#### [Exercise instructions]
Please print exactly the lines below, from the start of the material up to and including the line with "(0,0) rectangle (982,732);", but none of the pictures.

begin Extracted data

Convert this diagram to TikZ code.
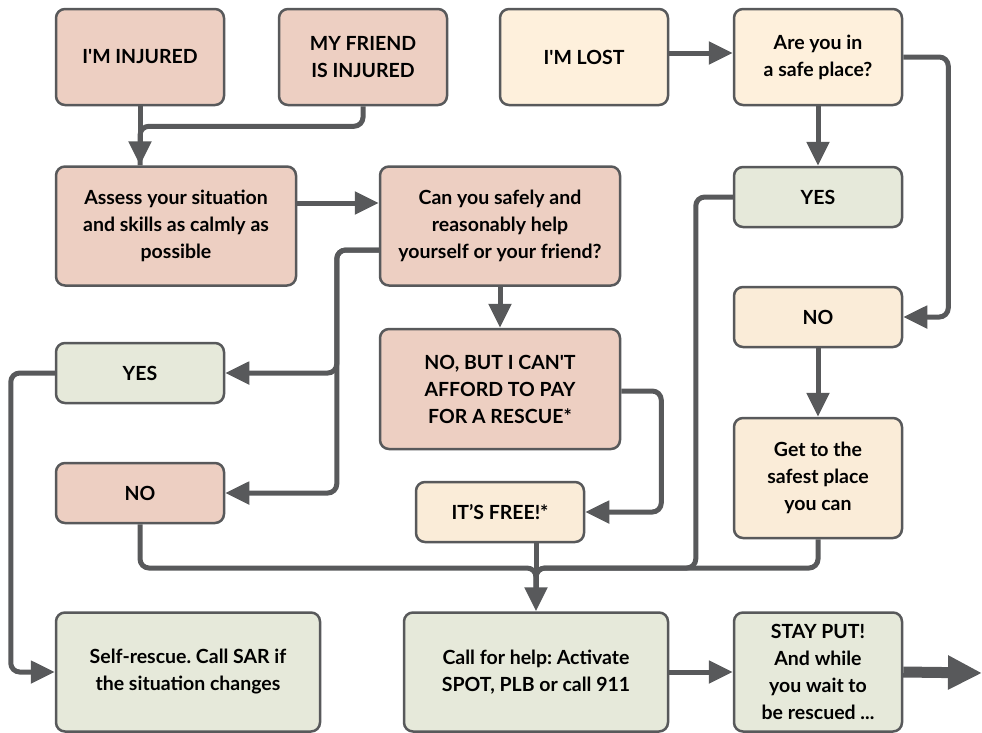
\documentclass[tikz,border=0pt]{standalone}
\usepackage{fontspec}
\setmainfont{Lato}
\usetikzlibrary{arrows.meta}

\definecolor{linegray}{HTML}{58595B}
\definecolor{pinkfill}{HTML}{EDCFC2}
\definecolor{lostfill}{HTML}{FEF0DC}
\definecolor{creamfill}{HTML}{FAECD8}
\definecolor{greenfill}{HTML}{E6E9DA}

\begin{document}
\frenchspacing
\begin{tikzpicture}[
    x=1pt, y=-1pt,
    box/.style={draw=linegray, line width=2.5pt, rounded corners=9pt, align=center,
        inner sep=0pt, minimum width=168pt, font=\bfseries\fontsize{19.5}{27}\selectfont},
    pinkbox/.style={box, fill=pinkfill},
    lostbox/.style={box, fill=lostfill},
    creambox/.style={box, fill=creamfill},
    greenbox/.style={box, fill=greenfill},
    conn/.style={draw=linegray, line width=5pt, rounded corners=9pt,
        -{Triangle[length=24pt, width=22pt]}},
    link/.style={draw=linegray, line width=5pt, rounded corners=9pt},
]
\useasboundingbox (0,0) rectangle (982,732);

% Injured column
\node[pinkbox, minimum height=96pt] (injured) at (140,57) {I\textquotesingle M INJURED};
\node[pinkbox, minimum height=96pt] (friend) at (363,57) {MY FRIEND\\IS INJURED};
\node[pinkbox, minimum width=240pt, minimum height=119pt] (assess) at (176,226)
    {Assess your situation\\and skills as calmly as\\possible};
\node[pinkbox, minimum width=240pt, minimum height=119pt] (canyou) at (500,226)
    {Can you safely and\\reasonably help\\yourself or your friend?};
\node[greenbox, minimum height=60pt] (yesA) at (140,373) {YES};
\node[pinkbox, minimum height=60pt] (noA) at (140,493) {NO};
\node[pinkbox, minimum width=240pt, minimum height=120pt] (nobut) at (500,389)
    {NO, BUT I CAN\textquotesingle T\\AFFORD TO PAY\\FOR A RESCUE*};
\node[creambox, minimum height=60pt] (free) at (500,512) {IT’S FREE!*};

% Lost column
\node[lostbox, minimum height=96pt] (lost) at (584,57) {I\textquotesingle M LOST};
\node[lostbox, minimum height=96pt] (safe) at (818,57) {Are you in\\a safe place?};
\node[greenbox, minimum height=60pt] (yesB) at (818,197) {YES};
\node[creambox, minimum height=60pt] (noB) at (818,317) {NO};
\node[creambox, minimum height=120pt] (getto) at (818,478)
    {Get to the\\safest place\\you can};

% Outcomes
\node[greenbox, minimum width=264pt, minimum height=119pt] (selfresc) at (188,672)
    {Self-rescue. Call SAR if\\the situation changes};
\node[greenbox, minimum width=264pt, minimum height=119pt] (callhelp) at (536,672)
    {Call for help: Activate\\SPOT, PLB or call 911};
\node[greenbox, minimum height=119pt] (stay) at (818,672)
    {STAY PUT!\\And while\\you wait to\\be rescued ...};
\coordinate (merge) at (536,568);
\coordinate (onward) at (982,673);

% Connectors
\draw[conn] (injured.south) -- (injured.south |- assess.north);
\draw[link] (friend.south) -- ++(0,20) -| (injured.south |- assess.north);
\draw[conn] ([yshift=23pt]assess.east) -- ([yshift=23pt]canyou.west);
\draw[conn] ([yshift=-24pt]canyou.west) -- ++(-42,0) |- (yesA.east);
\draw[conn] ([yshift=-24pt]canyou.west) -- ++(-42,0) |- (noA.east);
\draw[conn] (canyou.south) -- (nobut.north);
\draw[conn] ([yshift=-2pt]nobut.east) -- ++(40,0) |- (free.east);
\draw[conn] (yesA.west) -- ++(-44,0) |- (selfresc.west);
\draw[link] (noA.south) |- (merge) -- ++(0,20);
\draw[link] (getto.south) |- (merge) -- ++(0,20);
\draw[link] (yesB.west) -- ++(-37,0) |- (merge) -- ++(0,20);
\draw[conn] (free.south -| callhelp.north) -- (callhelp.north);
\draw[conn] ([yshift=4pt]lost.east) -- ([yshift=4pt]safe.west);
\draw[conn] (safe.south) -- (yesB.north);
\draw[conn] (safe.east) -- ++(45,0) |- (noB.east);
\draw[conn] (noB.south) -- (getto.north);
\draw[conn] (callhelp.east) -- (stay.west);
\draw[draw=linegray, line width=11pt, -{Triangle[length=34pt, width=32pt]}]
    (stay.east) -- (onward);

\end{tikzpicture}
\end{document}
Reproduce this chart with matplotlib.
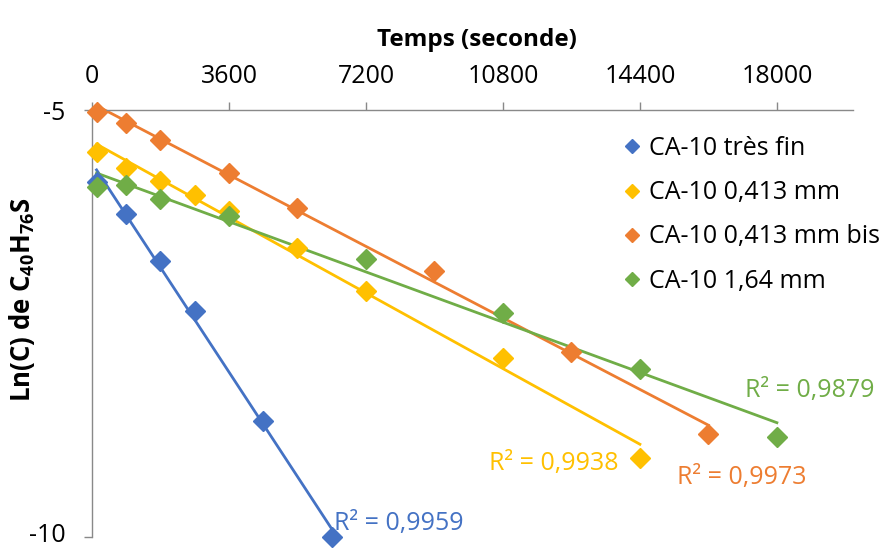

end Extracted data

#### [Solution for this task]
Convert this diagram to TikZ code.
\documentclass[tikz,border=0pt]{standalone}
\usepackage{fontspec}
\setmainfont{Lato}
\usetikzlibrary{arrows.meta}

\definecolor{linegray}{HTML}{58595B}
\definecolor{pinkfill}{HTML}{EDCFC2}
\definecolor{lostfill}{HTML}{FEF0DC}
\definecolor{creamfill}{HTML}{FAECD8}
\definecolor{greenfill}{HTML}{E6E9DA}

\begin{document}
\frenchspacing
\begin{tikzpicture}[
    x=1pt, y=-1pt,
    box/.style={draw=linegray, line width=2.5pt, rounded corners=9pt, align=center,
        inner sep=0pt, minimum width=168pt, font=\bfseries\fontsize{19.5}{27}\selectfont},
    pinkbox/.style={box, fill=pinkfill},
    lostbox/.style={box, fill=lostfill},
    creambox/.style={box, fill=creamfill},
    greenbox/.style={box, fill=greenfill},
    conn/.style={draw=linegray, line width=5pt, rounded corners=9pt,
        -{Triangle[length=24pt, width=22pt]}},
    link/.style={draw=linegray, line width=5pt, rounded corners=9pt},
]
\useasboundingbox (0,0) rectangle (982,732);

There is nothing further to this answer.